* start Information supplied *
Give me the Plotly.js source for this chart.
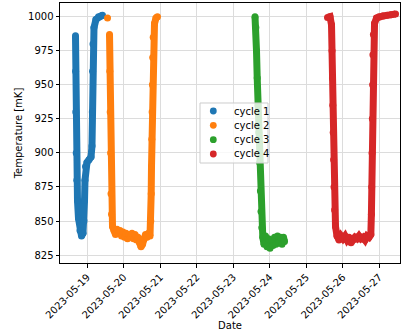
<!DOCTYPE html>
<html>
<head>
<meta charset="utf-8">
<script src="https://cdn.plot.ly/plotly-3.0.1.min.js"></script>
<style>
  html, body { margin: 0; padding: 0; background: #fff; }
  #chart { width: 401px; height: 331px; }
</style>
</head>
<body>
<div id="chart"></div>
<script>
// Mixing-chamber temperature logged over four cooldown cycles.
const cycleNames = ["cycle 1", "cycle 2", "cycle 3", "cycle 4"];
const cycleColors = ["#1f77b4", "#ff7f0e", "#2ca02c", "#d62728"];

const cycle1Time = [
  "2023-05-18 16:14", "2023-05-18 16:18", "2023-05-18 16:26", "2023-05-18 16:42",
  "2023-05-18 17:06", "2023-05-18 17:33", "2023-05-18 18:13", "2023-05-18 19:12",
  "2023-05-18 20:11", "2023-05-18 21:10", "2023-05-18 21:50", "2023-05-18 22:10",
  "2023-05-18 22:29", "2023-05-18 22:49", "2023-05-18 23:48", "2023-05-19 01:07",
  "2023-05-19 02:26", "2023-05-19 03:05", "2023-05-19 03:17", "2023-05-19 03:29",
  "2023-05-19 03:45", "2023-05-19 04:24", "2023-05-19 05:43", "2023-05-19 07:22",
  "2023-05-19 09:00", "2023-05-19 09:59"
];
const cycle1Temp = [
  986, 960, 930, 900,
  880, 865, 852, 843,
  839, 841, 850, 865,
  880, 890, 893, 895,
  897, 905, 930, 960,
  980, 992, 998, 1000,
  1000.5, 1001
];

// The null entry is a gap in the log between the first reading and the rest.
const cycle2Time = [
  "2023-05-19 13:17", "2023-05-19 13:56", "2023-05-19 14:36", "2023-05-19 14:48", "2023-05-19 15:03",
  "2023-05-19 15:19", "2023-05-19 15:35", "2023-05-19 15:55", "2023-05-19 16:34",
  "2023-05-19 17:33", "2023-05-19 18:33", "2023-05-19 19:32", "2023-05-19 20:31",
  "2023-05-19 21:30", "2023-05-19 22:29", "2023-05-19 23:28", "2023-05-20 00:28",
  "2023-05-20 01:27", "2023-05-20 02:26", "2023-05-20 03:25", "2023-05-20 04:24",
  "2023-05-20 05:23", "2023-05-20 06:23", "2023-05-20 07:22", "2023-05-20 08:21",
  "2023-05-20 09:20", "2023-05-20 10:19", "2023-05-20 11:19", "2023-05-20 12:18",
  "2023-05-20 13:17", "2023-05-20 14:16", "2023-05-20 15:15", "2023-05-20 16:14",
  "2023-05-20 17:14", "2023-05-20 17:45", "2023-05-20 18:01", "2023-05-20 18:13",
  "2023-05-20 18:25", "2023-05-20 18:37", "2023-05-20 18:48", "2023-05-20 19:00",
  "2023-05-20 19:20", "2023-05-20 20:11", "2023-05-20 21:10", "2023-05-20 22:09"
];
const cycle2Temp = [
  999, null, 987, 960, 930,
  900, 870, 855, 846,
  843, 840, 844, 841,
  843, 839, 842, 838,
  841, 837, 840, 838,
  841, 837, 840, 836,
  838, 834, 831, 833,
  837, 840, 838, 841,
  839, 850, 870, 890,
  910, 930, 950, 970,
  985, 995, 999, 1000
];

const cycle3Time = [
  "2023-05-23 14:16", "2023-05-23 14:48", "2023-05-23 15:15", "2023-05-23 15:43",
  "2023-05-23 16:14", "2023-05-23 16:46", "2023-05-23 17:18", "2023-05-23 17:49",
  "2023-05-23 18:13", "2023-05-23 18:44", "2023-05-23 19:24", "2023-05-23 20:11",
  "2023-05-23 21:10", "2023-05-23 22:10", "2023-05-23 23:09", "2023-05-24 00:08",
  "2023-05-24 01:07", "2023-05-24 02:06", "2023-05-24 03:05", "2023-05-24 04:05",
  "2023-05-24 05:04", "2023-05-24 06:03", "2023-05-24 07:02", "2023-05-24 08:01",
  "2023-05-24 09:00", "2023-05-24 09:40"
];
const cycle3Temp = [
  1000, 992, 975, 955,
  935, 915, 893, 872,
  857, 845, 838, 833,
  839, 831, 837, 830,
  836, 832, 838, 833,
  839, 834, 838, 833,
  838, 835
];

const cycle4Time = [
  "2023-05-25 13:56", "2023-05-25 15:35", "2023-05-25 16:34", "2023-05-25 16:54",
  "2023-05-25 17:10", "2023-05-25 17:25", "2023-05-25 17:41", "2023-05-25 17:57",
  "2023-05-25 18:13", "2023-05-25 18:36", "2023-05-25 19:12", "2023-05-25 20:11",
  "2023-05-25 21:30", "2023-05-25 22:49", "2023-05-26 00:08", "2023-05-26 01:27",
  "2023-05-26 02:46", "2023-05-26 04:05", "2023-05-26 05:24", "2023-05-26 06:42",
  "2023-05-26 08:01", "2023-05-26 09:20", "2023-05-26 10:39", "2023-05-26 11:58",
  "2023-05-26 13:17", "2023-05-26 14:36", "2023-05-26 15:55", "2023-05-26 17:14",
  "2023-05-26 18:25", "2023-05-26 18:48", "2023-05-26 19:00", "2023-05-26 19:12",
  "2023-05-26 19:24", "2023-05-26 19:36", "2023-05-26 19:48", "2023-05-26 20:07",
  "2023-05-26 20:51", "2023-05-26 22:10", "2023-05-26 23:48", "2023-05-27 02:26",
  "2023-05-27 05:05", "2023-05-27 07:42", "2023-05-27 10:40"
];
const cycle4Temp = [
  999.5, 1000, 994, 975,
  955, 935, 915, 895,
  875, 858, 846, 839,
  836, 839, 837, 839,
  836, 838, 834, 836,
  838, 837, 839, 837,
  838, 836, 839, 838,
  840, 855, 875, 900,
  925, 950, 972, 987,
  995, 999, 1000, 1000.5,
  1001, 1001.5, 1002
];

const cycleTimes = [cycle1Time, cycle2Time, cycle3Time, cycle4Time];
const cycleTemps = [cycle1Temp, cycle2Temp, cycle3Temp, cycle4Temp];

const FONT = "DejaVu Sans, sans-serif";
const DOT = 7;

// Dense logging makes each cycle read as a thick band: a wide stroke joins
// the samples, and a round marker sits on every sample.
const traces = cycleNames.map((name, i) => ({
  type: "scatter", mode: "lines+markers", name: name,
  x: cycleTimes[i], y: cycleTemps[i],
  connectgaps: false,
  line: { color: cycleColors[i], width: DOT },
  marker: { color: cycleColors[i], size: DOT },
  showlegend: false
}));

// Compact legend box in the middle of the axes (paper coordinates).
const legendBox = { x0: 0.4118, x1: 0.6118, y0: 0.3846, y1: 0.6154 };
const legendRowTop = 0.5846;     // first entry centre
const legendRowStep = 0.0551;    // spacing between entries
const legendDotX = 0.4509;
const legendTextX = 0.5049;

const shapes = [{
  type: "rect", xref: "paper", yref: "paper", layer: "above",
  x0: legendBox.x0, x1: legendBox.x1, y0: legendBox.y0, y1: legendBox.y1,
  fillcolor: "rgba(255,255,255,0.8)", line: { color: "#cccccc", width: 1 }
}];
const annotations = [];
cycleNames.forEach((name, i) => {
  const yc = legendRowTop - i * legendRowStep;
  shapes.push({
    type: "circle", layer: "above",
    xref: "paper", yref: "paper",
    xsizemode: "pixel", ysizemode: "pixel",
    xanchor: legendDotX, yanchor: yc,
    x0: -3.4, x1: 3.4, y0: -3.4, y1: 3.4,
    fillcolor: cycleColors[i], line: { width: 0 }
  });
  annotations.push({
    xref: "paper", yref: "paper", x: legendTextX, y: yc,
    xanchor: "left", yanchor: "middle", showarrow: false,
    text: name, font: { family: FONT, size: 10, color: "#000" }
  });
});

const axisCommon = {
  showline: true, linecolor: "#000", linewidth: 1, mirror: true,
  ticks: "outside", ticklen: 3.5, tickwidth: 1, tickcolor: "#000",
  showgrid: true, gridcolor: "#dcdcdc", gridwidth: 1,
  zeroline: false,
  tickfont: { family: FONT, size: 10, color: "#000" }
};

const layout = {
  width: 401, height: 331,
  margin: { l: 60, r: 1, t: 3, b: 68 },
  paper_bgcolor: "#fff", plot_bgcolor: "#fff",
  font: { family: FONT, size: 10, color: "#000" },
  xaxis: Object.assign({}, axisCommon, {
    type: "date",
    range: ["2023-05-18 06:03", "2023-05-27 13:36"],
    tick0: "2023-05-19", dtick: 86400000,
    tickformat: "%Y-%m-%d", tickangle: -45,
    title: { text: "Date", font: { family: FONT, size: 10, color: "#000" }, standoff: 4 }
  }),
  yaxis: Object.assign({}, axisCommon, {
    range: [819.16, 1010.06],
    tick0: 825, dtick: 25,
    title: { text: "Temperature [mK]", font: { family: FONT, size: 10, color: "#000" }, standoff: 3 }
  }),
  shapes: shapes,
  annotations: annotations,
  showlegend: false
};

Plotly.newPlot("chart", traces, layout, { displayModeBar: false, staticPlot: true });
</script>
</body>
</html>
* end Information supplied *
▶ _Problem description_:
Copy out each line that contains the word "chart".

▶ _Result of the task_:
Give me the Plotly.js source for this chart.
  #chart { width: 401px; height: 331px; }
<div id="chart"></div>
Plotly.newPlot("chart", traces, layout, { displayModeBar: false, staticPlot: true });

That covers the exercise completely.